The next concern  Deglobalisation: ugly word, scary concept and now painful reality.  The World Trade Organization estimates global trade will drop by 9 per cent this year, its biggest decline since the second world war.  Given that trade was growing at a 6 per cent clip only 15 months ago, the fall is so abrupt that some now worry about the return of Smoot Hawley, the US tariffs law that made the 1930s depression Great.  That is alarmist.  Much of the recent reversal in the global movement of capital, goods and jobs has been directly due to the financial crisis.  It has been the collapse in demand, not protectionism.  There are dozens more such cases.  Yet the effects of such incipient protectionism have been small, so far.  Will it say that way?  Reasons to be hopeful include the WTO and the treaties that bind the members.  Companies, even those producing for domestic markets, are more dependent on imported inputs than ever before.  Exporters also have more political heft.  This changes the politics of protectionism.  The “Buy America” programme was watered down.  And, in Brazil, private sector outrage that followed an attempt to impose import controls led to their removal.  That is encouraging.  Even so, protectionism could rise as the recession worsens, putting governments under pressure to protect jobs at home.  Indeed, anti-subsidy duties, and dumping rules, imports banned in the name of health, safety or the environment – all these are WTO-legal.  Eight decades ago, many sensible people opposed the Smoot-Hawley bill; 1,028 economists petitioned against it, as did Henry Ford.  Yet still the unfair & inappropriate  bill was passed.  Free traders everywhere cannot drop their guard.

The current economic environment will eventually improve.

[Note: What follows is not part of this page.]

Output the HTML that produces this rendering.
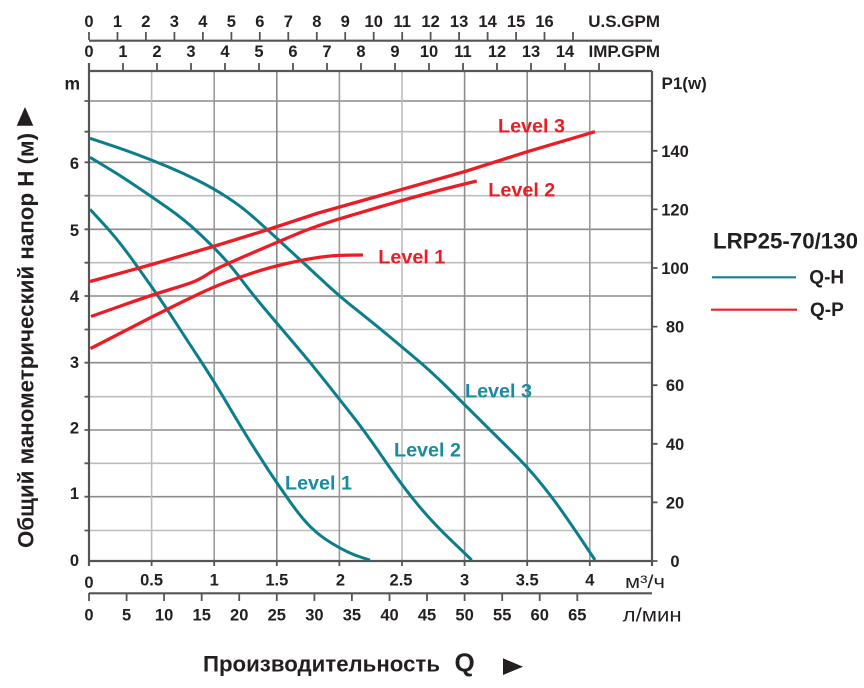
<!DOCTYPE html>
<html><head><meta charset="utf-8"><style>
html,body{margin:0;padding:0;background:#fff;}
svg{display:block;}
text{font-family:"Liberation Sans",Arial,sans-serif;font-weight:bold;fill:#231f20;}
.t{font-size:16.5px;text-anchor:middle;}
.lv{font-size:19.5px;}
</style></head><body>
<svg width="864" height="688" viewBox="0 0 864 688" xmlns="http://www.w3.org/2000/svg">
<rect width="864" height="688" fill="#fff"/>
<!-- grid horizontal -->
<g stroke-width="1.6">
<line x1="89" x2="652" y1="101" y2="101" stroke="#8c8c8c"/>
<line x1="89" x2="652" y1="131.7" y2="131.7" stroke="#bdbdbd"/>
<line x1="89" x2="652" y1="162.3" y2="162.3" stroke="#8c8c8c"/>
<line x1="89" x2="652" y1="195.7" y2="195.7" stroke="#bdbdbd"/>
<line x1="89" x2="652" y1="229.3" y2="229.3" stroke="#8c8c8c"/>
<line x1="89" x2="652" y1="262.7" y2="262.7" stroke="#bdbdbd"/>
<line x1="89" x2="652" y1="296" y2="296" stroke="#8c8c8c"/>
<line x1="89" x2="652" y1="329.5" y2="329.5" stroke="#bdbdbd"/>
<line x1="89" x2="652" y1="362.7" y2="362.7" stroke="#8c8c8c"/>
<line x1="89" x2="652" y1="396.7" y2="396.7" stroke="#bdbdbd"/>
<line x1="89" x2="652" y1="430" y2="430" stroke="#8c8c8c"/>
<line x1="89" x2="652" y1="463.3" y2="463.3" stroke="#bdbdbd"/>
<line x1="89" x2="652" y1="496.7" y2="496.7" stroke="#8c8c8c"/>
<line x1="89" x2="652" y1="530.5" y2="530.5" stroke="#bdbdbd"/>
</g>
<!-- grid vertical -->
<g stroke-width="1.6">
<line y1="71" y2="561" x1="151.6" x2="151.6" stroke="#bdbdbd"/>
<line y1="71" y2="561" x1="214.2" x2="214.2" stroke="#9a9a9a"/>
<line y1="71" y2="561" x1="276.8" x2="276.8" stroke="#8c8c8c"/>
<line y1="71" y2="561" x1="339.4" x2="339.4" stroke="#9a9a9a"/>
<line y1="71" y2="561" x1="402" x2="402" stroke="#bdbdbd"/>
<line y1="71" y2="561" x1="464.6" x2="464.6" stroke="#8c8c8c"/>
<line y1="71" y2="561" x1="527.2" x2="527.2" stroke="#8c8c8c"/>
<line y1="71" y2="561" x1="589.8" x2="589.8" stroke="#9a9a9a"/>
</g>
<!-- axes -->
<g stroke="#555" stroke-width="2.2" fill="none">
<line x1="89" y1="40.7" x2="652" y2="40.7"/>
<line x1="89" y1="71" x2="652" y2="71"/>
<line x1="89" y1="63" x2="89" y2="566"/>
<line x1="652" y1="71" x2="652" y2="566"/>
<line x1="88" y1="561" x2="653" y2="561"/>
<line x1="89" y1="593.3" x2="652" y2="593.3"/>
</g>
<g stroke="#555" stroke-width="1.8">
<path d="M89 32V40M117.5 32V40M145.9 32V40M174.4 32V40M202.9 32V40M231.4 32V40M259.8 32V40M288.3 32V40M316.8 32V40M345.2 32V40M373.7 32V40M402.2 32V40M430.6 32V40M459.1 32V40M487.6 32V40M516.1 32V40M544.5 32V40M573 32V40"/>
<path d="M89 63V71M123 63V71M157 63V71M191 63V71M225 63V71M259 63V71M293 63V71M327 63V71M361 63V71M395 63V71M429 63V71M463 63V71M497 63V71M531 63V71M565 63V71M599 63V71"/>
<path d="M151.6 561V566M214.2 561V566M276.8 561V566M339.4 561V566M402 561V566M464.6 561V566M527.2 561V566M589.8 561V566"/>
<path d="M89 593V601M126.6 593V601M164.1 593V601M201.7 593V601M239.2 593V601M276.8 593V601M314.4 593V601M351.9 593V601M389.5 593V601M427 593V601M464.6 593V601M502.2 593V601M539.7 593V601M577.3 593V601"/>
<path d="M84.5 101H89M84.5 131.7H89M84.5 162.3H89M84.5 195.7H89M84.5 229.3H89M84.5 262.7H89M84.5 296H89M84.5 329.5H89M84.5 362.7H89M84.5 396.7H89M84.5 430H89M84.5 463.3H89M84.5 496.7H89M84.5 530.5H89"/>
<path d="M652 150.8H657.5M652 209.4H657.5M652 268H657.5M652 326.6H657.5M652 385.2H657.5M652 443.8H657.5M652 502.4H657.5M652 561H657.5"/>
</g>
<!-- top labels -->
<g class="t">
<text x="89" y="27">0</text><text x="117.5" y="27">1</text><text x="145.9" y="27">2</text><text x="174.4" y="27">3</text><text x="202.9" y="27">4</text><text x="231.4" y="27">5</text><text x="259.8" y="27">6</text><text x="288.3" y="27">7</text><text x="316.8" y="27">8</text><text x="345.2" y="27">9</text><text x="373.7" y="27">10</text><text x="402.2" y="27">11</text><text x="430.6" y="27">12</text><text x="459.1" y="27">13</text><text x="487.6" y="27">14</text><text x="516.1" y="27">15</text><text x="544.5" y="27">16</text>
<text x="89" y="57">0</text><text x="123" y="57">1</text><text x="157" y="57">2</text><text x="191" y="57">3</text><text x="225" y="57">4</text><text x="259" y="57">5</text><text x="293" y="57">6</text><text x="327" y="57">7</text><text x="361" y="57">8</text><text x="395" y="57">9</text><text x="429" y="57">10</text><text x="463" y="57">11</text><text x="497" y="57">12</text><text x="531" y="57">13</text><text x="565" y="57">14</text>
</g>
<text x="660" y="27" font-size="17" text-anchor="end">U.S.GPM</text>
<text x="660" y="57" font-size="17" text-anchor="end">IMP.GPM</text>
<!-- left labels -->
<text x="64.5" y="89.5" font-size="17.5">m</text>
<g class="t">
<text x="74.5" y="169">6</text><text x="74.5" y="236">5</text><text x="74.5" y="302">4</text><text x="74.5" y="368">3</text><text x="74.5" y="433.5">2</text><text x="74.5" y="499">1</text><text x="74.5" y="566">0</text>
</g>
<!-- right labels -->
<text x="661.5" y="89" font-size="17">P1(w)</text>
<g class="t">
<text x="675" y="157">140</text><text x="675" y="215.5">120</text><text x="675" y="274">100</text><text x="675" y="332.6">80</text><text x="675" y="391">60</text><text x="675" y="449.8">40</text><text x="675" y="508.4">20</text><text x="675" y="567">0</text>
</g>
<!-- bottom labels -->
<g class="t">
<text x="89" y="588">0</text><text x="151.6" y="585.5">0.5</text><text x="214.2" y="585.5">1</text><text x="276.8" y="585.5">1.5</text><text x="340.5" y="585.5">2</text><text x="401" y="585.5">2.5</text><text x="464.6" y="585.5">3</text><text x="527.2" y="585.5">3.5</text><text x="589.8" y="585.5">4</text>
<text x="89" y="620.5">0</text><text x="126.6" y="620.5">5</text><text x="164.1" y="620.5">10</text><text x="201.7" y="620.5">15</text><text x="239.2" y="620.5">20</text><text x="276.8" y="620.5">25</text><text x="314.4" y="620.5">30</text><text x="351.9" y="620.5">35</text><text x="389.5" y="620.5">40</text><text x="427" y="620.5">45</text><text x="464.6" y="620.5">50</text><text x="502.2" y="620.5">55</text><text x="539.7" y="620.5">60</text><text x="577.3" y="620.5">65</text>
</g>
<text x="625" y="588" font-size="18" style="font-weight:normal" textLength="40" lengthAdjust="spacingAndGlyphs">м³/ч</text>
<text x="622.7" y="621.5" font-size="19" style="font-weight:normal" textLength="59" lengthAdjust="spacingAndGlyphs">л/мин</text>
<!-- axis titles -->
<text transform="translate(33.3,548) rotate(-90)" font-size="22" textLength="415" lengthAdjust="spacingAndGlyphs">Общий манометрический напор H (м)</text>
<polygon points="25,107 16.7,125.7 33.3,125.7" fill="#231f20"/>
<text x="203" y="671.7" font-size="22" textLength="237" lengthAdjust="spacingAndGlyphs">Производительность</text>
<text x="454.5" y="671.5" font-size="26">Q</text>
<polygon points="503,658.3 503,675 523,666.7" fill="#231f20"/>
<!-- legend -->
<text x="713" y="248.3" font-size="22" textLength="145" lengthAdjust="spacingAndGlyphs">LRP25-70/130</text>
<line x1="712" y1="277.3" x2="796" y2="277.3" stroke="#0f8396" stroke-width="2.2"/>
<text x="809.3" y="283.5" font-size="19">Q-H</text>
<line x1="711" y1="309.7" x2="797" y2="309.7" stroke="#ed1c24" stroke-width="2.2"/>
<text x="810" y="316" font-size="19">Q-P</text>
<!-- curves -->
<g fill="none" stroke-linejoin="round" stroke-linecap="butt">
<path stroke="#0b7d8c" stroke-width="3" d="M90,138.3 L105.5,143.4 Q121,148.5 136.35,154.25 Q151.7,160 167.35,166.5 Q183,173 198.15,180.65 Q213.3,188.3 227.5,197.5 Q241.7,206.7 254.2,217.85 Q266.7,229 278.35,239.75 Q290,250.5 302.5,262 Q315,273.5 327.5,285.1 Q340,296.7 357.5,310.6 Q375,324.5 388.35,335.6 Q401.7,346.7 416.7,359.35 Q431.7,372 448.35,388.5 Q465,405 478.35,418.35 Q491.7,431.7 509.5,449.2 Q527.3,466.7 539.5,481.7 Q551.7,496.7 561.7,510.85 Q571.7,525 583.35,542.5 L595,560"/>
<path stroke="#0b7d8c" stroke-width="3" d="M90,157.3 L105.5,166.65 Q121,176 136.35,186.35 Q151.7,196.7 168.35,208.35 Q185,220 199.15,233.35 Q213.3,246.7 222.5,256.7 Q231.7,266.7 241.7,280 Q251.7,293.3 265,309.15 Q278.3,325 294.15,343.5 Q310,362 325,381 Q340,400 352.5,415.85 Q365,431.7 383.35,458.35 Q401.7,485 416.7,503.35 Q431.7,521.7 451.7,540.85 L471.7,560"/>
<path stroke="#0b7d8c" stroke-width="3" d="M90,209.3 L104.15,224.65 Q118.3,240 135,263.35 Q151.7,286.7 160,298.85 Q168.3,311 176.65,324 Q185,337 199.15,358.5 Q213.3,380 227.5,404.15 Q241.7,428.3 253.35,446.65 Q265,465 271.65,475 Q278.3,485 290,501.65 Q301.7,518.3 310.85,527.15 Q320,536 330,542.15 Q340,548.3 347.5,551.9 Q355,555.5 362.5,557.75 L370,560"/>
<polyline stroke="#ed1c24" stroke-width="3.3" points="90,281.5 151.7,264.5 213.3,246.5 266.7,230 318.3,213 375,197 465,171.5 527.3,151.7 595,131.7"/>
<path stroke="#ed1c24" stroke-width="3.3" d="M91,316.5 L121.35,305.75 Q151.7,295 170.85,289.25 Q190,283.5 196,280.75 Q202,278 207.65,274.25 Q213.3,270.5 220.8,266.9 Q228.3,263.3 253.3,252.5 Q278.3,241.7 298.3,233.35 Q318.3,225 346.65,216.65 Q375,208.3 388.35,204.4 Q401.7,200.5 420.85,195.25 Q440,190 458.35,185.5 L476.7,181"/>
<path stroke="#ed1c24" stroke-width="3.3" d="M90.5,348.5 L108.6,339.25 Q126.7,330 139.2,323.5 Q151.7,317 166.85,309.5 Q182,302 197.65,294.5 Q213.3,287 226.65,282 Q240,277 253.35,272.65 Q266.7,268.3 284.2,264.15 Q301.7,260 313.35,258.25 Q325,256.5 331.65,255.9 Q338.3,255.3 350.65,255.15 L363,255"/>
</g>
<!-- level labels -->
<g class="lv">
<text x="498" y="132.3" style="fill:#ed1c24" textLength="67" lengthAdjust="spacingAndGlyphs">Level 3</text>
<text x="488.3" y="196.7" style="fill:#ed1c24" textLength="67" lengthAdjust="spacingAndGlyphs">Level 2</text>
<text x="378.3" y="263.3" style="fill:#ed1c24" textLength="67" lengthAdjust="spacingAndGlyphs">Level 1</text>
<text x="465" y="397.3" style="fill:#1a8aa0" textLength="67" lengthAdjust="spacingAndGlyphs">Level 3</text>
<text x="394" y="456.7" style="fill:#1a8aa0" textLength="67" lengthAdjust="spacingAndGlyphs">Level 2</text>
<text x="285" y="489.3" style="fill:#1a8aa0" textLength="67" lengthAdjust="spacingAndGlyphs">Level 1</text>
</g>
</svg>
</body></html>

Pent-up demand will one day seek out cheap assets, hopefully assisted by easily available credit, whole run-down inventories will need to be restocked.  It is important to appreciate this in order to achieve long-term financial goals.  To take the view that there will  never be another economic cycle seriously damage your expected wealth, if the result is to consign oneself to defensive assets on a multi-decade basis. This is probably the most challenging environment many in the financial community and private investors have faced.  But there will be a recovery when risk assets once again  outperform defensive assets on a consistent year-on-year basis.  Watch those signals!